Sunday, January 30, 2005 - Page updated at 12:00 AM
James Vesely / Times editorial page editor
Mainstream: Is anyone in the middle?
Drop "Doonesbury"?
No, we're not going to do that, although a persistent body of our readers would like The Seattle Times to drop these two most irksome members of our daily and Sunday commentary roster: Garry Trudeau's comic strip and the Molly Ivins column. Another faction of readers is equally persistent in trying to get us to cancel Charles Krauthammer, John Leo, Collin Levey and, by the way, get yourself another letters editor.
See the pattern? While most readers are perfectly content to allow a variety of voices and opinions flow through these pages, our most careful and biased readers believe these pages are, you pick one: anti-Israel, pro-George Bush, anti-Bush, slanted hard left or hard right.
Centrist columnists, such as The Washington Post's David Broder, who writes today on the California populism of Gov. Arnold Schwarzenegger, receive the least amount of protest — perhaps because being reasonable has no fan club.
Same for Leonard Pitts Jr., whose column today on the loss of "mainstream" entertainment is worth reading. Pitts asks, now that Johnny is gone and Bill Cosby's show is retired, where is the mainstream?
Mainstream is not cherished by our most vocal readers because those columnists do not prove the biases that right- and left-wingers attribute to these pages.

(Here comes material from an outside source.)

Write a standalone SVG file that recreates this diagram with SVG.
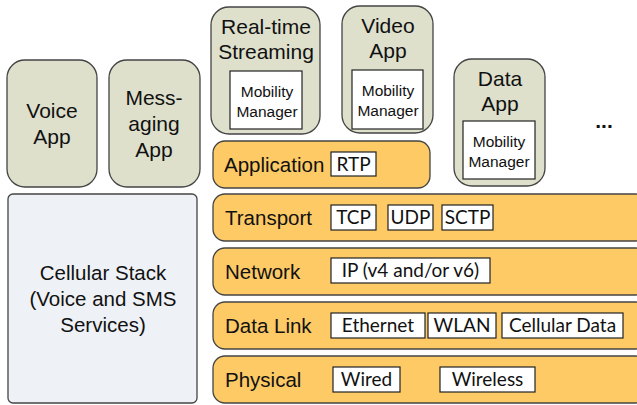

We had a small flurry of protests about Armstrong Williams, the national commentator who admitted receiving thousands of dollars from the Bush administration to say nice things about the federal No Child Left Behind law. People demanded we drop his column, but the trouble was, we never ran it. Belatedly, we discovered a Williams' Web site had listed The Seattle Times as a client newspaper, although we never were.
Same for Maggie Gallagher, whose column ran briefly on these pages many years ago. Gallagher has recently been targeted for writing a pamphlet used by the government and not admitting her fee in subsequent columns on the benefits of marriage.
But one can see a trend. If a columnist accepts a speaking fee, does that amount to disclosure of a bias? The weapons used to mute columnists such as Molly Ivins (writing in tomorrow's pages about the Bush administration's Orwellian-speak on Social Security) or Charles Krauthammer (writing tomorrow on the Democrats' missteps in opposing the nomination of Dr. Condoleezza Rice) is to attack their presence and credibility rather than their views.
Is Krauthammer on the take from the Bushies? asked the usual readers. Why can't you show a current photo of Ivins? ask her usual critics. The answers are no, we don't think so, and we run the photo of Molly sent to us by her syndicate, same as the other columnists.
To drop "Doonesbury" or John Leo's column because they grind at the biases of some readers is not healthy for editorial and opinion pages. Recently, Krauthammer has been singled out as a shill for Israel, while those regular readers who believe The Times is deeply anti-Israel simply accept his views as their own version of "mainstream."
After NEXT
That's why presenting fewer voices of opinion hurts, and why this Sunday's last NEXT page is difficult to treat as anything but a loss. For two years, the back page of this section was given over to younger readers, people who shared their lives — and biases — with us. They wrote about life after college with no job, about living with parents and peers, about their first steps into true adulthood and the world they will make. They turned out to be liberals and conservatives, just like the generations that preceded their moment in America.
We can no longer afford to keep the page intact and, beginning next month, some NEXT essays will appear on daily pages instead of Sundays and a Web-site presence will continue. NEXT does not die; we'll keep printing those points of view on our daily mainstream pages.